Le début de l’évangile de Luc vibre de joie ! Sans triomphe, au détour de situations difficiles, des êtres simples reconnaissent, reçoivent, des signes de l’action de Dieu. Il y aura Zacharie devenu muet, qui, recouvrant l’usage de la parole, chantera « Béni soit le Seigneur, le grand Dieu d’Israël ! »Il y aura le vieux Syméon, rempli de paix et de bonheur : « Seigneur, tu me permets de m’en aller en paix... mes yeux ont vu ton salut. »
Aujourd’hui, ce sont deux femmes, Elisabeth et Marie et le Magnificat ! Deux femmes qui sont l’une comme l’autre, dans une situation bien embarrassante. Elisabeth : tellement âgée et enceinte. Marie : trop jeune, pas mariée et enceinte. Allez raconter une histoire semblable sur une place de village !
Dieu n’est pas très raisonnable. Et tant mieux ! C’est ainsi qu’il nous sauve ; en mettant nos critères sens dessus dessous. L’apôtre Paul parlera plus tard de la sagesse humaine qui est folie et la folie de Dieu devient notre sagesse.
« Mon âme exalte le Seigneur. » chante Marie. « Il a fait pour moi de grandes choses. » C’est une première dans l’histoire de l’humanité : une personne sent assurément la présence du divin dans sa vie. Pas dans sa tête, pas dans son cœur, mais dans son être entier. Dans la moindre fibre de son existence. Ce que Marie célèbre, c’est que sa vie est entièrement transformée : elle devient porteuse de la présence de Dieu pour le monde. Si vous vous appelez Christophe, vous savez que votre nom veut dire « porteur de Christ »
Dans un texte où elle reste un personnage historique et non une figure théologique, Martin Luther faisait dire à Marie : « Je suis l’atelier dans lequel Dieu travaille, mais je n’ai rien à ajouter à l’ouvrage. C’est pourquoi personne ne doit louer ou honorer en moi la mère de Dieu, mais louer en moi Dieu en son œuvre. »
Louer Dieu en son œuvre ! Marie annonce l’œuvre de Dieu : renversante. Nous relisons les versets 51 - 53 : « Il est intervenu de toute la force de son bras : il a dispersé les hommes à la pensée orgueilleuse, il a jeté les puissants à bas de leurs trônes et il a élevé les humbles ; les affamés, il les a comblés de biens, et les riches il les renvoyés les mains vides... »

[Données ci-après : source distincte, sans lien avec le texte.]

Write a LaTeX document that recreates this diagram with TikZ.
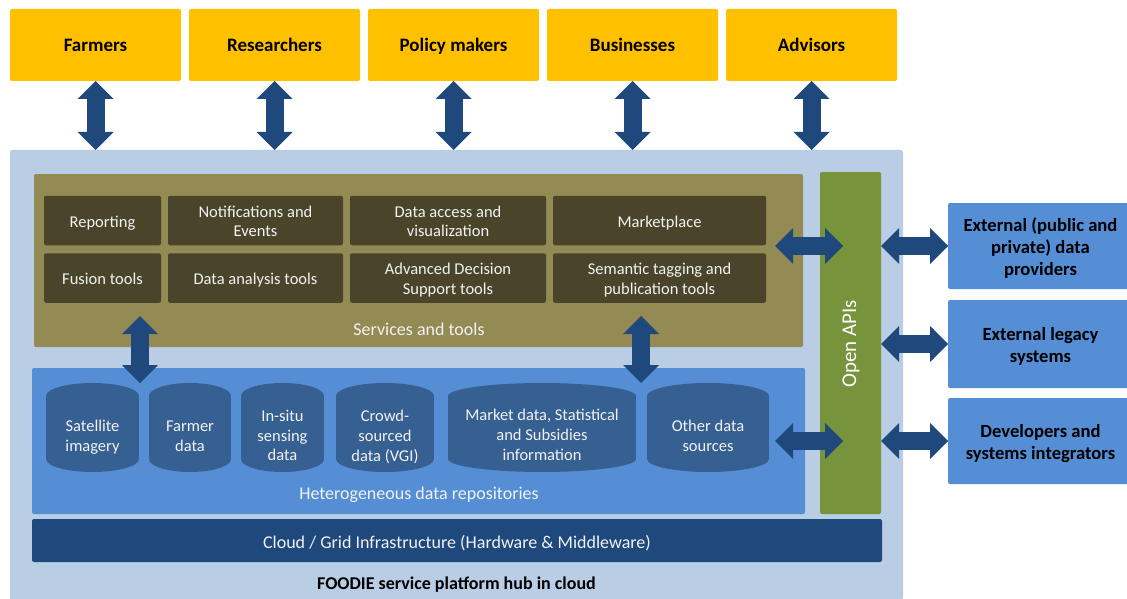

Prenons ces paroles très au sérieux. Et soyons tout de mêmes perplexes. L’orgueil n’existe plus ? Les potentats, les arrogants ont-ils disparu ? La force de Dieu, a-t-elle mis terme aux abus de pouvoir des hommes ? Et les humbles, les humiliés, les affamés, ont-ils leur pain et leur justice ?
Ce que l’Évangile nous dit, et qui sera crié par Jésus : c’est que la force, la puissance, la suffisance orgueilleuse, la richesse, ne sont pas des valeurs. Elles n’ont aucun avenir ! Elles sont l’illusion par laquelle l’homme essaie de se rendre immortel. Échapper à la friabilité de l’existence en se dotant de forces illusoires. Si c’est cela, le but de la vie : s’étourdir dans le culte de la puissance et du succès, alors quelle amertume, quel goût de cendre !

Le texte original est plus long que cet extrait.